Which might go some ways to explaining the total board power (TBP), which starts out at 160W.
Radeon RX 6600 XT specs
GPU: Navi 23
Lithography: TSMC 7nm
Transistors: 11.1B
Stream Processors: 2,048
CUs: 32
Ray Accelerators: 32
GPU Game Clock (MHz): 2,359
Memory bus: 128-bit
Memory capacity: 8GB GDDR6
Memory speed: 16Gbps
Memory bandwidth: 256GB/s
TBP: 160W
Recommended power supply: 500W
Price: $379
Another common thread among RDNA 2 graphics cards from AMD is the use of Infinity Cache, and the RX 6600 XT is no different with 32MB of the stuff. This can act as surrogate memory in some cases and save a trip to the 8GB of onboard GDDR6 memory with the RX 6600 XT. We’ll have to wait and see how well the Infinity Cache on the RX 6600 XT will fare compared to previous RX 6000-series graphics cards, all of which come with a great deal more—either 96MB or 128MB.
AMD has also decided to limit the PCIe bus width with the RX 6600 XT to Gen 4 x8, as opposed to the Gen 4 x16 connection used on existing RX 6000-series GPUs. AMD says it “does not expect workloads to demand more PCIe bandwidth than is available on the 6600 XT”.
A PCIe 4.0 x8 connection offers effectively the same bandwidth as a PCIe 3.0 x16 slot, anyways, which was plenty enough for all manner of graphics card right up to the RTX 2080 Ti.
For all your ray tracing needs, AMD is bringing a total of 32 Ray Accelerators with the RX 6600 XT. These are dedicated ray tracing cores that offload a portion of the ray tracing workload to allow your graphics card’s cores to get to work elsewhere. They’re pretty good, too, although we’ve found Nvidia’s RT Core to be a more performant solution.
So with that in mind, 32 Ray Accelerators may be just enough to tune into low to medium ray tracing settings in compatible games today.
I’ve touched a little on the competition there, and there’s no doubting that AMD has its work cut out for it taking down Nvidia’s RTX 3060 12GB. That’s not our favourite Ampere graphics card, but it’s still a stern competitor to AMD’s RX 6000-series. The RTX 3060 12GB launched at an MSRP of $329, which means AMD will need to extend a decent lead with the RX 6600 XT at $379 to win that battle.
How fast is the AMD Radeon RX 6600 XT in games?
AMD calls the RX 6600 XT a “1080p beast,” because it claims this card will be more than a match for Nvidia’s RTX 3060 12GB at 1080p. The red team is confident it has Nvidia beat with the Radeon RX 6600 XT.

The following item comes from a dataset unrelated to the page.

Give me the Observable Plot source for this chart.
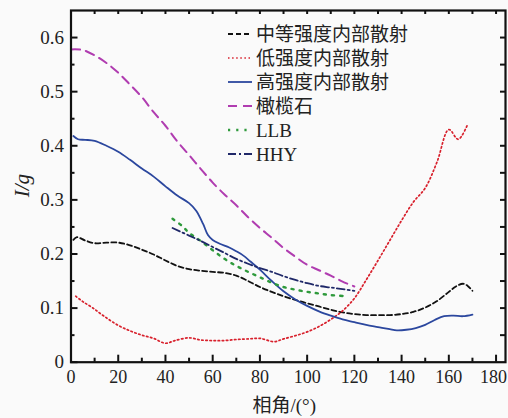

While I’ll wait to make my mind up once we’ve had a chance to test ourselves, AMD has released the following graph showing frames per second between the two in some of today’s top games.
I’ll say it again, it’s still early days for performance figures, but it looks like the RX 6600 XT edges the lead in a some major games such as Assassin’s Creed Valhalla and Battlefield 5, though loses out in Horizon Zero Dawn.
One thing to note: AMD has enabled Smart Access Memory (SAM) on the RX 6600 XT and Resize BAR on the RTX 3060 for these performance tests, which AMD likes to point out is not exactly comparable—SAM is reportedly better optimised. Yet another reason I’d be a little hesitant to rely on this graph alone.
Nevertheless, all due considerations made, it’s the best indicator of the Radeon RX 6600 XT’s gaming performance we’ve got for now. And one thing is for sure: the midrange GPU market is about to heat up with the arrival of the RX 6600 XT. That can only be a good thing when graphics cards are pricier than ever—we could really do with some more affordable GPUs right now. Like, right now.
August is right around the corner, at least. At which point you can try and nab yourself a Radeon RX 6600 XT amongst the initial stock squabble.